Charts and diagrams as code
--------------------------------

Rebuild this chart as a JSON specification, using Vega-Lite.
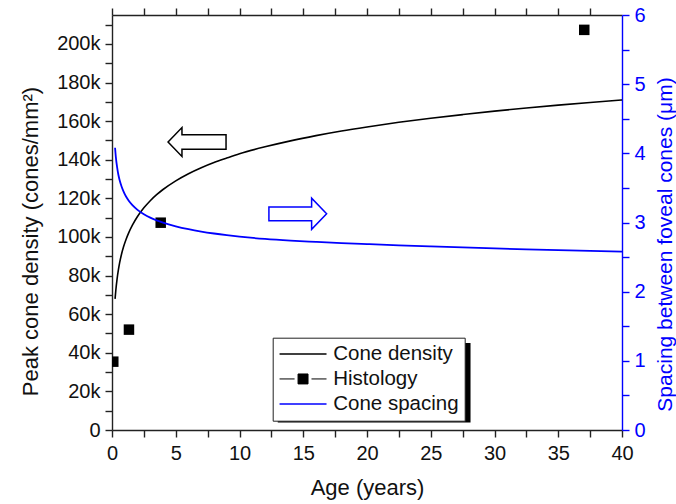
{
  "$schema": "https://vega.github.io/schema/vega-lite/v6.json",
  "width": 510,
  "height": 415,
  "autosize": {"type": "none"},
  "padding": {"left": 112, "top": 15, "right": 54, "bottom": 74},
  "background": "white",
  "config": {
    "font": "Liberation Sans",
    "view": {"stroke": null},
    "axis": {"grid": false, "labelFont": "Liberation Sans", "titleFont": "Liberation Sans", "titleFontWeight": "normal", "labelFontSize": 20, "titleFontSize": 22, "domainColor": "#222", "domainWidth": 1.4, "tickColor": "#222", "tickWidth": 1.4, "labelColor": "#111", "titleColor": "#111", "labelFlush": false, "labelOverlap": false}
  },
  "datasets": {
    "curves": [
      {"age": 0.24, "density": 67900, "spacing": 4.08},
      {"age": 0.3, "density": 72400, "spacing": 3.95},
      {"age": 0.4, "density": 78300, "spacing": 3.8},
      {"age": 0.5, "density": 82900, "spacing": 3.69},
      {"age": 0.6, "density": 86700, "spacing": 3.61},
      {"age": 0.75, "density": 91200, "spacing": 3.52},
      {"age": 0.9, "density": 94800, "spacing": 3.45},
      {"age": 1.1, "density": 98700, "spacing": 3.375},
      {"age": 1.3, "density": 102000, "spacing": 3.318},
      {"age": 1.6, "density": 106100, "spacing": 3.25},
      {"age": 2, "density": 110600, "spacing": 3.183},
      {"age": 2.5, "density": 115100, "spacing": 3.12},
      {"age": 3, "density": 118800, "spacing": 3.07},
      {"age": 3.5, "density": 121900, "spacing": 3.031},
      {"age": 4, "density": 124600, "spacing": 2.998},
      {"age": 5, "density": 129100, "spacing": 2.945},
      {"age": 6, "density": 132800, "spacing": 2.903},
      {"age": 7, "density": 135900, "spacing": 2.869},
      {"age": 8, "density": 138600, "spacing": 2.841},
      {"age": 9, "density": 140900, "spacing": 2.817},
      {"age": 10, "density": 143100, "spacing": 2.796},
      {"age": 12, "density": 146700, "spacing": 2.762},
      {"age": 14, "density": 149800, "spacing": 2.738},
      {"age": 16, "density": 152500, "spacing": 2.72},
      {"age": 18, "density": 154900, "spacing": 2.703},
      {"age": 20, "density": 157000, "spacing": 2.688},
      {"age": 22.5, "density": 159400, "spacing": 2.67},
      {"age": 25, "density": 161500, "spacing": 2.654},
      {"age": 27.5, "density": 163400, "spacing": 2.639},
      {"age": 30, "density": 165200, "spacing": 2.625},
      {"age": 32.5, "density": 166800, "spacing": 2.612},
      {"age": 35, "density": 168300, "spacing": 2.601},
      {"age": 37.5, "density": 169700, "spacing": 2.59},
      {"age": 40, "density": 171000, "spacing": 2.58}
    ],
    "histology": [
      {"age": 0.1, "density": 35400},
      {"age": 1.33, "density": 52000},
      {"age": 3.82, "density": 107400},
      {"age": 37.04, "density": 207300}
    ]
  },
  "layer": [
    {
      "data": {"values": [{}]},
      "mark": {"type": "rect", "fill": "#000000"},
      "encoding": {
        "x": {"datum": 13.0, "type": "quantitative", "axis": null, "scale": {"domain": [0, 40], "nice": false, "zero": false}},
        "x2": {"datum": 28.12},
        "y": {"datum": 45100, "type": "quantitative", "axis": null, "scale": {"domain": [0, 215000], "nice": false, "zero": true}},
        "y2": {"datum": 3900}
      }
    },
    {
      "data": {"name": "curves"},
      "mark": {"type": "line", "strokeWidth": 1.6, "clip": true, "interpolate": "monotone"},
      "encoding": {
        "x": {"field": "age", "type": "quantitative", "scale": {"domain": [0, 40], "nice": false, "zero": false},
          "axis": {"orient": "bottom", "title": "Age (years)", "values": [0, 2.5, 5, 7.5, 10, 12.5, 15, 17.5, 20, 22.5, 25, 27.5, 30, 32.5, 35, 37.5, 40],
            "labelExpr": "datum.value % 5 === 0 ? datum.label : ''", "labelPadding": 6, "titlePadding": 14, "tickSize": 7,
            "encode": {"ticks": {"update": {"y2": {"signal": "datum.value % 5 === 0 ? 7 : 4"}}}}}},
        "y": {"field": "density", "type": "quantitative", "scale": {"domain": [0, 215000], "nice": false, "zero": true},
          "axis": {"orient": "left", "title": "Peak cone density (cones/mm²)", "values": [0, 10000, 20000, 30000, 40000, 50000, 60000, 70000, 80000, 90000, 100000, 110000, 120000, 130000, 140000, 150000, 160000, 170000, 180000, 190000, 200000, 210000],
            "labelExpr": "datum.value % 20000 === 0 ? (datum.value === 0 ? '0' : (datum.value / 1000) + 'k') : ''",
            "labelPadding": 5, "titlePadding": 14, "tickSize": 7, "titleY": 226,
            "encode": {"ticks": {"update": {"x2": {"signal": "datum.value % 20000 === 0 ? -7 : -4"}}}}}},
        "color": {"datum": "Cone density", "type": "nominal",
          "scale": {"domain": ["Cone density", "Histology", "Cone spacing"], "range": ["#000000", "#000000", "#0000ff"]},
          "legend": {"orient": "none", "legendX": 160.7, "legendY": 322.7, "title": null, "fillColor": "white", "strokeColor": "#222", "padding": 6,
            "labelFontSize": 20.5, "labelFont": "Liberation Sans", "labelColor": "#111", "symbolSize": 353, "labelOffset": 34, "rowPadding": 4,
            "encode": {"symbols": {"update": {
              "shape": {"signal": "datum.value === 'Histology' ? 'M-1,0H0.6M2.4,0H4M0.97,-0.53H2.03V0.53H0.97Z' : 'M-1,0H4'"},
              "fill": {"signal": "datum.value === 'Histology' ? '#000000' : 'transparent'"},
              "stroke": {"signal": "datum.value === 'Cone spacing' ? '#0000ff' : (datum.value === 'Histology' ? '#777777' : '#000000')"},
              "strokeWidth": {"signal": "datum.value === 'Histology' ? 1 : 1.6"},
              "opacity": {"value": 1}
            }}}}}
      }
    },
    {
      "data": {"name": "histology"},
      "mark": {"type": "point", "shape": "square", "filled": true, "size": 110, "opacity": 1, "clip": true},
      "encoding": {
        "x": {"field": "age", "type": "quantitative", "axis": null, "scale": {"domain": [0, 40], "nice": false, "zero": false}},
        "y": {"field": "density", "type": "quantitative", "axis": null, "scale": {"domain": [0, 215000], "nice": false, "zero": true}},
        "color": {"datum": "Histology", "type": "nominal"}
      }
    },
    {
      "data": {"values": [{}]},
      "mark": {"type": "point", "shape": "M-1,0L-0.52,-0.5L-0.52,-0.25L1,-0.25L1,0.25L-0.52,0.25L-0.52,0.5Z", "size": 3364, "filled": false, "fill": "white", "fillOpacity": 1, "stroke": "#000000", "strokeWidth": 1.5, "opacity": 1},
      "encoding": {
        "x": {"datum": 6.67, "type": "quantitative", "axis": null, "scale": {"domain": [0, 40], "nice": false, "zero": false}},
        "y": {"datum": 149200, "type": "quantitative", "axis": null, "scale": {"domain": [0, 215000], "nice": false, "zero": true}}
      }
    },
    {
      "data": {"values": [{}]},
      "mark": {"type": "point", "shape": "M1,0L0.48,-0.54L0.48,-0.24L-1,-0.24L-1,0.24L0.48,0.24L0.48,0.54Z", "size": 3330, "filled": false, "fill": "white", "fillOpacity": 1, "stroke": "#0000ff", "strokeWidth": 1.5, "opacity": 1},
      "encoding": {
        "x": {"datum": 14.57, "type": "quantitative", "axis": null, "scale": {"domain": [0, 40], "nice": false, "zero": false}},
        "y": {"datum": 112000, "type": "quantitative", "axis": null, "scale": {"domain": [0, 215000], "nice": false, "zero": true}}
      }
    },
    {
      "data": {"name": "curves"},
      "mark": {"type": "line", "strokeWidth": 1.8, "clip": true, "interpolate": "monotone"},
      "encoding": {
        "x": {"field": "age", "type": "quantitative", "scale": {"domain": [0, 40], "nice": false, "zero": false},
          "axis": {"orient": "top", "title": null, "labels": false, "values": [0, 2.5, 5, 7.5, 10, 12.5, 15, 17.5, 20, 22.5, 25, 27.5, 30, 32.5, 35, 37.5],
            "tickSize": 7, "encode": {"ticks": {"update": {"y2": {"signal": "datum.value % 5 === 0 ? 8 : 5"}}}}}},
        "y": {"field": "spacing", "type": "quantitative", "scale": {"domain": [0, 6], "nice": false, "zero": true},
          "axis": {"orient": "right", "title": "Spacing between foveal cones (μm)", "values": [0, 0.5, 1, 1.5, 2, 2.5, 3, 3.5, 4, 4.5, 5, 5.5, 6],
            "labelExpr": "datum.value % 1 === 0 ? '' + datum.value : ''", "labelPadding": 5, "titlePadding": 9, "titleAngle": 270, "titleBaseline": "top", "titleY": 229, "titleFontSize": 21,
            "domainColor": "#0000ff", "tickColor": "#0000ff", "labelColor": "#0000ff", "titleColor": "#0000ff", "tickSize": 7,
            "encode": {"ticks": {"update": {"x2": {"signal": "datum.value % 1 === 0 ? 7 : 4"}}}}}},
        "color": {"datum": "Cone spacing", "type": "nominal"}
      }
    }
  ],
  "resolve": {"scale": {"y": "independent"}, "axis": {"x": "independent", "y": "independent"}}
}
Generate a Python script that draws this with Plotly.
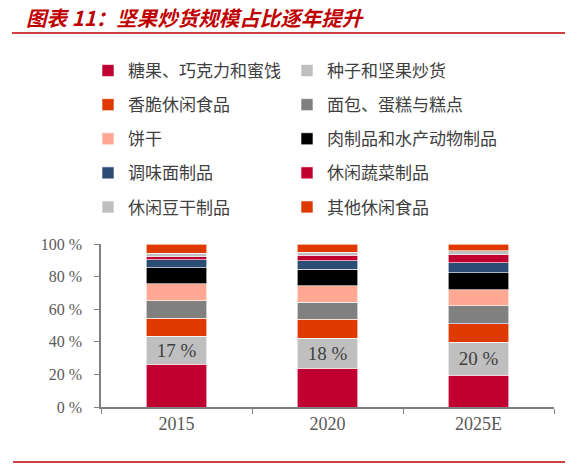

--------------------------------

■ PROBLEM:
In the listing above, how many lines hold the word "this"? Give the number and nothing more.

■ WRITTEN RESPONSE:
2